Given task:
Copy everything in the data below exactly except the pictures.

Material:
## start

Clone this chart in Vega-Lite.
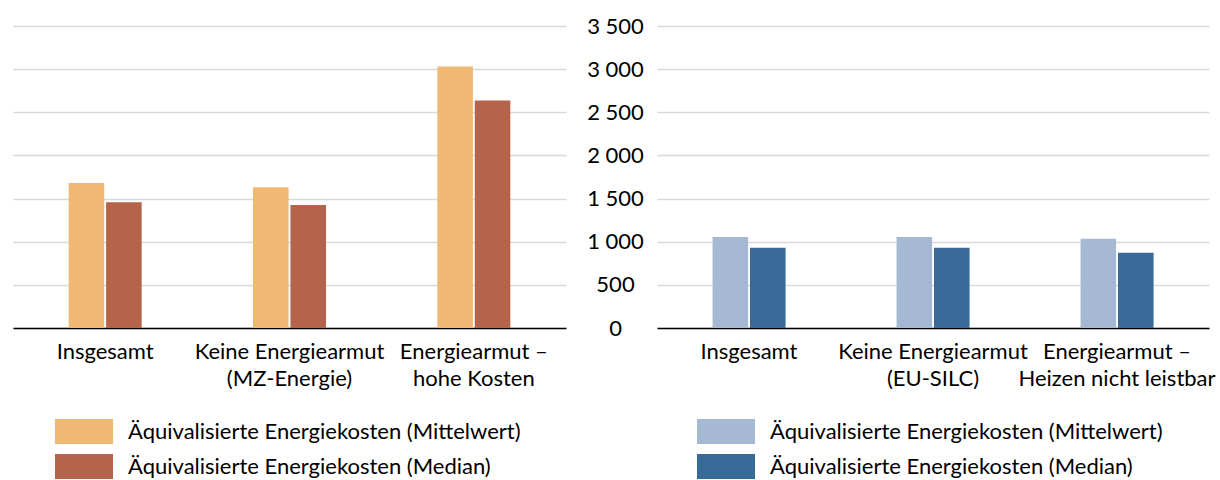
{
  "$schema": "https://vega.github.io/schema/vega-lite/v6.json",
  "padding": {"left": 13, "top": 15, "right": 5, "bottom": 0},
  "background": "white",
  "bounds": "flush",
  "spacing": 91,
  "config": {
    "view": {"stroke": null},
    "font": "Lato",
    "axis": {"labelFont": "Lato", "labelColor": "#000000", "labelFontSize": 22},
    "legend": {"labelFont": "Lato"}
  },
  "datasets": {
    "d": [
      {"panel": "MZ", "group": "Insgesamt", "series": "Äquivalisierte Energiekosten (Mittelwert)", "value": 1681},
      {"panel": "MZ", "group": "Insgesamt", "series": "Äquivalisierte Energiekosten (Median)", "value": 1457},
      {"panel": "MZ", "group": "Keine Energiearmut|(MZ-Energie)", "series": "Äquivalisierte Energiekosten (Mittelwert)", "value": 1630},
      {"panel": "MZ", "group": "Keine Energiearmut|(MZ-Energie)", "series": "Äquivalisierte Energiekosten (Median)", "value": 1426},
      {"panel": "MZ", "group": "Energiearmut –|hohe Kosten", "series": "Äquivalisierte Energiekosten (Mittelwert)", "value": 3030},
      {"panel": "MZ", "group": "Energiearmut –|hohe Kosten", "series": "Äquivalisierte Energiekosten (Median)", "value": 2637},
      {"panel": "SILC", "group": "Insgesamt", "series": "Äquivalisierte Energiekosten (Mittelwert)", "value": 1056},
      {"panel": "SILC", "group": "Insgesamt", "series": "Äquivalisierte Energiekosten (Median)", "value": 929},
      {"panel": "SILC", "group": "Keine Energiearmut|(EU-SILC)", "series": "Äquivalisierte Energiekosten (Mittelwert)", "value": 1056},
      {"panel": "SILC", "group": "Keine Energiearmut|(EU-SILC)", "series": "Äquivalisierte Energiekosten (Median)", "value": 929},
      {"panel": "SILC", "group": "Energiearmut –|Heizen nicht leistbar", "series": "Äquivalisierte Energiekosten (Mittelwert)", "value": 1033},
      {"panel": "SILC", "group": "Energiearmut –|Heizen nicht leistbar", "series": "Äquivalisierte Energiekosten (Median)", "value": 871}
    ]
  },
  "hconcat": [
    {
      "width": 553,
      "height": 302,
      "data": {"name": "d"},
      "transform": [{"filter": "datum.panel == 'MZ'"}],
      "mark": {"type": "bar"},
      "encoding": {
        "x": {
          "field": "group", "type": "nominal", "sort": null,
          "scale": {"paddingInner": 0.604, "paddingOuter": 0.302},
          "axis": {"title": null, "labelAngle": 0, "labelExpr": "split(datum.label, '|')", "ticks": false,
            "domainColor": "#000000", "domainWidth": 1.5, "labelPadding": 13, "labelLineHeight": 27,
            "labelLimit": 400, "labelOverlap": false, "grid": false}
        },
        "xOffset": {"field": "series", "type": "nominal", "sort": null, "scale": {"paddingInner": 0.05}},
        "y": {
          "field": "value", "type": "quantitative", "scale": {"domain": [0, 3500]},
          "axis": {"title": null, "labels": false, "ticks": false, "domain": false,
            "values": [0, 500, 1000, 1500, 2000, 2500, 3000, 3500], "gridColor": "#D9D9D9", "gridWidth": 1.5}
        },
        "color": {
          "field": "series", "type": "nominal",
          "scale": {"domain": ["Äquivalisierte Energiekosten (Mittelwert)", "Äquivalisierte Energiekosten (Median)"], "range": ["#EFB973", "#B5634A"]},
          "legend": {"orient": "none", "legendX": 42, "legendY": 391, "direction": "vertical", "title": null,
            "symbolType": "M-1,-0.86L3,-0.86L3,0.86L-1,0.86Z", "symbolSize": 841, "symbolStrokeWidth": 0,
            "labelFontSize": 22, "labelColor": "#000000", "labelOffset": 44, "labelLimit": 600, "padding": 0, "rowPadding": 8}
        }
      }
    },
    {
      "width": 552,
      "height": 302,
      "data": {"name": "d"},
      "transform": [{"filter": "datum.panel == 'SILC'"}],
      "mark": {"type": "bar"},
      "encoding": {
        "x": {
          "field": "group", "type": "nominal", "sort": null,
          "scale": {"paddingInner": 0.604, "paddingOuter": 0.302},
          "axis": {"title": null, "labelAngle": 0, "labelExpr": "split(datum.label, '|')", "ticks": false,
            "domainColor": "#000000", "domainWidth": 1.5, "labelPadding": 13, "labelLineHeight": 27,
            "labelLimit": 400, "labelOverlap": false, "grid": false}
        },
        "xOffset": {"field": "series", "type": "nominal", "sort": null, "scale": {"paddingInner": 0.05}},
        "y": {
          "field": "value", "type": "quantitative", "scale": {"domain": [0, 3500]},
          "axis": {"title": null, "ticks": false, "domain": false, "labelAlign": "center", "labelPadding": 42,
            "labelExpr": "replace(format(datum.value, ','), ',', ' ')",
            "values": [0, 500, 1000, 1500, 2000, 2500, 3000, 3500], "gridColor": "#D9D9D9", "gridWidth": 1.5}
        },
        "color": {
          "field": "series", "type": "nominal",
          "scale": {"domain": ["Äquivalisierte Energiekosten (Mittelwert)", "Äquivalisierte Energiekosten (Median)"], "range": ["#A6B9D3", "#386A98"]},
          "legend": {"orient": "none", "legendX": 40, "legendY": 391, "direction": "vertical", "title": null,
            "symbolType": "M-1,-0.86L3,-0.86L3,0.86L-1,0.86Z", "symbolSize": 841, "symbolStrokeWidth": 0,
            "labelFontSize": 22, "labelColor": "#000000", "labelOffset": 44, "labelLimit": 600, "padding": 0, "rowPadding": 8}
        }
      }
    }
  ],
  "resolve": {"scale": {"color": "independent"}, "legend": {"color": "independent"}}
}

## end

Output for this exercise:
Clone this chart in Vega-Lite.
{
  "$schema": "https://vega.github.io/schema/vega-lite/v6.json",
  "padding": {"left": 13, "top": 15, "right": 5, "bottom": 0},
  "background": "white",
  "bounds": "flush",
  "spacing": 91,
  "config": {
    "view": {"stroke": null},
    "font": "Lato",
    "axis": {"labelFont": "Lato", "labelColor": "#000000", "labelFontSize": 22},
    "legend": {"labelFont": "Lato"}
  },
  "datasets": {
    "d": [
      {"panel": "MZ", "group": "Insgesamt", "series": "Äquivalisierte Energiekosten (Mittelwert)", "value": 1681},
      {"panel": "MZ", "group": "Insgesamt", "series": "Äquivalisierte Energiekosten (Median)", "value": 1457},
      {"panel": "MZ", "group": "Keine Energiearmut|(MZ-Energie)", "series": "Äquivalisierte Energiekosten (Mittelwert)", "value": 1630},
      {"panel": "MZ", "group": "Keine Energiearmut|(MZ-Energie)", "series": "Äquivalisierte Energiekosten (Median)", "value": 1426},
      {"panel": "MZ", "group": "Energiearmut –|hohe Kosten", "series": "Äquivalisierte Energiekosten (Mittelwert)", "value": 3030},
      {"panel": "MZ", "group": "Energiearmut –|hohe Kosten", "series": "Äquivalisierte Energiekosten (Median)", "value": 2637},
      {"panel": "SILC", "group": "Insgesamt", "series": "Äquivalisierte Energiekosten (Mittelwert)", "value": 1056},
      {"panel": "SILC", "group": "Insgesamt", "series": "Äquivalisierte Energiekosten (Median)", "value": 929},
      {"panel": "SILC", "group": "Keine Energiearmut|(EU-SILC)", "series": "Äquivalisierte Energiekosten (Mittelwert)", "value": 1056},
      {"panel": "SILC", "group": "Keine Energiearmut|(EU-SILC)", "series": "Äquivalisierte Energiekosten (Median)", "value": 929},
      {"panel": "SILC", "group": "Energiearmut –|Heizen nicht leistbar", "series": "Äquivalisierte Energiekosten (Mittelwert)", "value": 1033},
      {"panel": "SILC", "group": "Energiearmut –|Heizen nicht leistbar", "series": "Äquivalisierte Energiekosten (Median)", "value": 871}
    ]
  },
  "hconcat": [
    {
      "width": 553,
      "height": 302,
      "data": {"name": "d"},
      "transform": [{"filter": "datum.panel == 'MZ'"}],
      "mark": {"type": "bar"},
      "encoding": {
        "x": {
          "field": "group", "type": "nominal", "sort": null,
          "scale": {"paddingInner": 0.604, "paddingOuter": 0.302},
          "axis": {"title": null, "labelAngle": 0, "labelExpr": "split(datum.label, '|')", "ticks": false,
            "domainColor": "#000000", "domainWidth": 1.5, "labelPadding": 13, "labelLineHeight": 27,
            "labelLimit": 400, "labelOverlap": false, "grid": false}
        },
        "xOffset": {"field": "series", "type": "nominal", "sort": null, "scale": {"paddingInner": 0.05}},
        "y": {
          "field": "value", "type": "quantitative", "scale": {"domain": [0, 3500]},
          "axis": {"title": null, "labels": false, "ticks": false, "domain": false,
            "values": [0, 500, 1000, 1500, 2000, 2500, 3000, 3500], "gridColor": "#D9D9D9", "gridWidth": 1.5}
        },
        "color": {
          "field": "series", "type": "nominal",
          "scale": {"domain": ["Äquivalisierte Energiekosten (Mittelwert)", "Äquivalisierte Energiekosten (Median)"], "range": ["#EFB973", "#B5634A"]},
          "legend": {"orient": "none", "legendX": 42, "legendY": 391, "direction": "vertical", "title": null,
            "symbolType": "M-1,-0.86L3,-0.86L3,0.86L-1,0.86Z", "symbolSize": 841, "symbolStrokeWidth": 0,
            "labelFontSize": 22, "labelColor": "#000000", "labelOffset": 44, "labelLimit": 600, "padding": 0, "rowPadding": 8}
        }
      }
    },
    {
      "width": 552,
      "height": 302,
      "data": {"name": "d"},
      "transform": [{"filter": "datum.panel == 'SILC'"}],
      "mark": {"type": "bar"},
      "encoding": {
        "x": {
          "field": "group", "type": "nominal", "sort": null,
          "scale": {"paddingInner": 0.604, "paddingOuter": 0.302},
          "axis": {"title": null, "labelAngle": 0, "labelExpr": "split(datum.label, '|')", "ticks": false,
            "domainColor": "#000000", "domainWidth": 1.5, "labelPadding": 13, "labelLineHeight": 27,
            "labelLimit": 400, "labelOverlap": false, "grid": false}
        },
        "xOffset": {"field": "series", "type": "nominal", "sort": null, "scale": {"paddingInner": 0.05}},
        "y": {
          "field": "value", "type": "quantitative", "scale": {"domain": [0, 3500]},
          "axis": {"title": null, "ticks": false, "domain": false, "labelAlign": "center", "labelPadding": 42,
            "labelExpr": "replace(format(datum.value, ','), ',', ' ')",
            "values": [0, 500, 1000, 1500, 2000, 2500, 3000, 3500], "gridColor": "#D9D9D9", "gridWidth": 1.5}
        },
        "color": {
          "field": "series", "type": "nominal",
          "scale": {"domain": ["Äquivalisierte Energiekosten (Mittelwert)", "Äquivalisierte Energiekosten (Median)"], "range": ["#A6B9D3", "#386A98"]},
          "legend": {"orient": "none", "legendX": 40, "legendY": 391, "direction": "vertical", "title": null,
            "symbolType": "M-1,-0.86L3,-0.86L3,0.86L-1,0.86Z", "symbolSize": 841, "symbolStrokeWidth": 0,
            "labelFontSize": 22, "labelColor": "#000000", "labelOffset": 44, "labelLimit": 600, "padding": 0, "rowPadding": 8}
        }
      }
    }
  ],
  "resolve": {"scale": {"color": "independent"}, "legend": {"color": "independent"}}
}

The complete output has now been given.